Beirut „Rachmene rachmene“
Beirut
„Rachmene, rachmene“,
wie hör ich ihre Stimme, die verbinden will. Sie trägt in sich endlose Weite der Wüsten, den Sand, die aufsteigende Hitze des Südens, so wie die staubleere Luft des Nordens klarer Klassik. Morgen und Abendland verbinden, das Gemeinsame finden, die gemeinsame Verbindung leben machen in Musik, durch Musik. Hier ist sie geboren, an der östlichsten Spitze des Mittelmeeres.
Beirut,
wieder trifft es diese Stadt und wieder, wieder liegt diese Stadt in Schutt und Asche. Ausgehöhlte Zukunft staubt durch Straßen, die nicht mehr tragen, nicht führen, nicht orientieren.
Kommt orientieren auch von Orient? (fragt er sich) hier treffen sich die Götter, Religionen auf kleiner Fläche, hier endet das Mittelmeer. Und wieder zeigt uns dieser Ort das Verderben. Allein durch Nachlässigkeit, durch Apathie, durch Gleichgültigkeit haben wir diese Zerstörung erschaffen. Hier wo jeder sechste ein Flüchtling ist, hier wo die Strände Bilder von menschenverachtendem Hass tragen und der von Überlebenswillen getränkte Aufschrei über das Meer schallt. Verzweifeltes Dasein wirft sich in unbekannte, todbringende Gefahren, um den mordenden Misshandlungen zu entfliehen.
Hier weiß das Meer, dass wir vergessen haben, das wir den Wert menschlichen Lebens längst vergessen haben. Auch der Himmel ist leer, kein Erbarmen, der Geldgott treibt sie alle ins Meer und die Wasser öffnen sich nicht. Wofür teilen, ihnen Wege schaffen, wenn sie nicht teilen, wenn sie nicht wissen, die Arme auszubreiten, ohne gekreuzigt zu sein.

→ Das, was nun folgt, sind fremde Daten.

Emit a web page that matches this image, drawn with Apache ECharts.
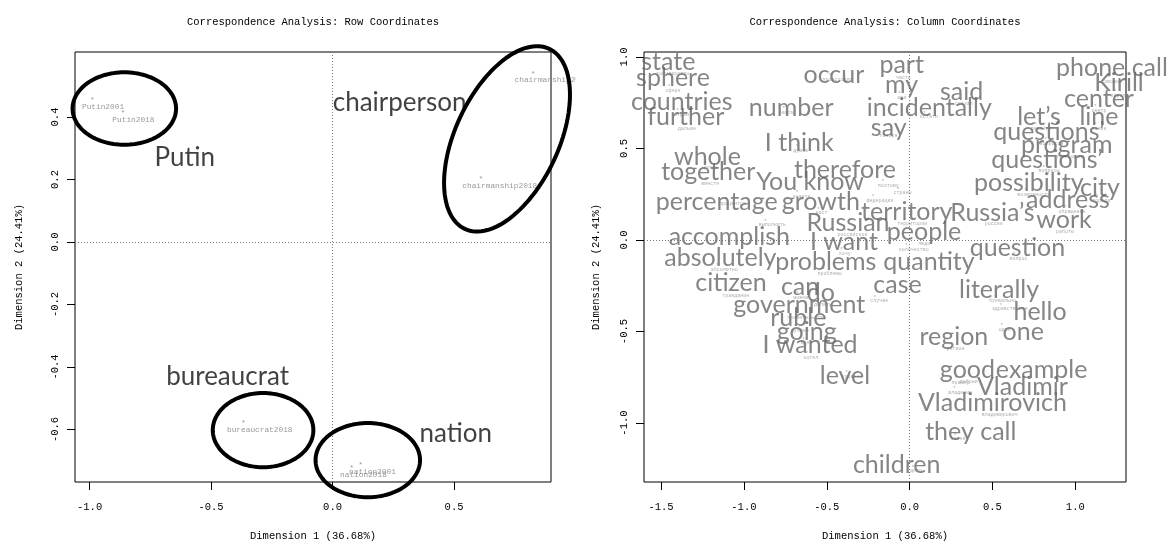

So klagen die Wellen, wenn sie ans Ufer schlagen. Müssen wir Verlorenheit wirklich am eigenen Leibe erleben, um sie zu fassen? Wissen wir es denn nicht von einander, einfach weil wir Menschen sind?
Etwas, dass wir liegen gelassen hatten in den Tiefen der Erde, in den Tiefen des Bewusstseins bricht aus und beraubt uns allen Schutzes, stiehlt uns unser Leben. Sinnentleerte Fenster rahmen allenfalls ohne besänftigendes Glas. Keine Träne zieht Spuren, fortgefallen in leeren Raum an Trümmern vorbei gestürzt. Masten werden zur Marterpfälen, die zerrupft wahllos in den Himmel ragen.
Kein Boot, kein Haus, kein Kind. Aufgerissener Boden wählt und wertet nicht, er fasst Leiber. Wieder ist diese Stadt zerstört. Würde sie doch zum Mahnmal, uns zu wecken. Orient, Sonnenaufgang, müßten wir nicht hier beginnen? Mahnmal uns Menschen, könnte es nicht uns spiegelnd zeigen,
was ist, ein Mahnmal: öffne Augen und Mund beizeiten.
Mahnmal auch unserem persönlichen Sein, wie oft sehen wir hinweg, haben nicht gesehen nicht gewußt, wollten nicht wissen, verschwanden wir. Bloß nicht sehen, die damit verbundene Frage ertragen wir nicht und Antwort wollen wir nicht verantworten. Wir gingen zwischen den Seilen und taten so, als wäre es schwerer, als sich auf das Seil zu wagen. Verschwinden in einer Masse, dann hätte es niemand und jeder sein können. Auf dem Seil kann nur der Einzelne laufen.
Ist es möglich, Zerstörung zu verstehen, ohne sie selbst erlebt zu haben?
Vielleicht ist dort der Morgen einer neuen Zeit. Wäre es genau gut, hier zu beginnen?
Hier zu beginnen, Hoffnung hinein zu bringen, ein neues Menschenbild zu bauen?
Würden wir nicht zu unserem Freund eilen ihm zu helfen, wenn sein Haus brennt? Mir scheint, inzwischen nicht mehr. Aber wenn wir es tun, befinden wir uns in einer anderen Welt. Das Versteckt in den Massen geborgen, zwischen den Seilen zu laufen, die uns zu Ketten geworden, und die weitreichende gravierende Folgen haben.
Wählen wir doch, bevor Wolken bersten und uns alle Fenster nehmen!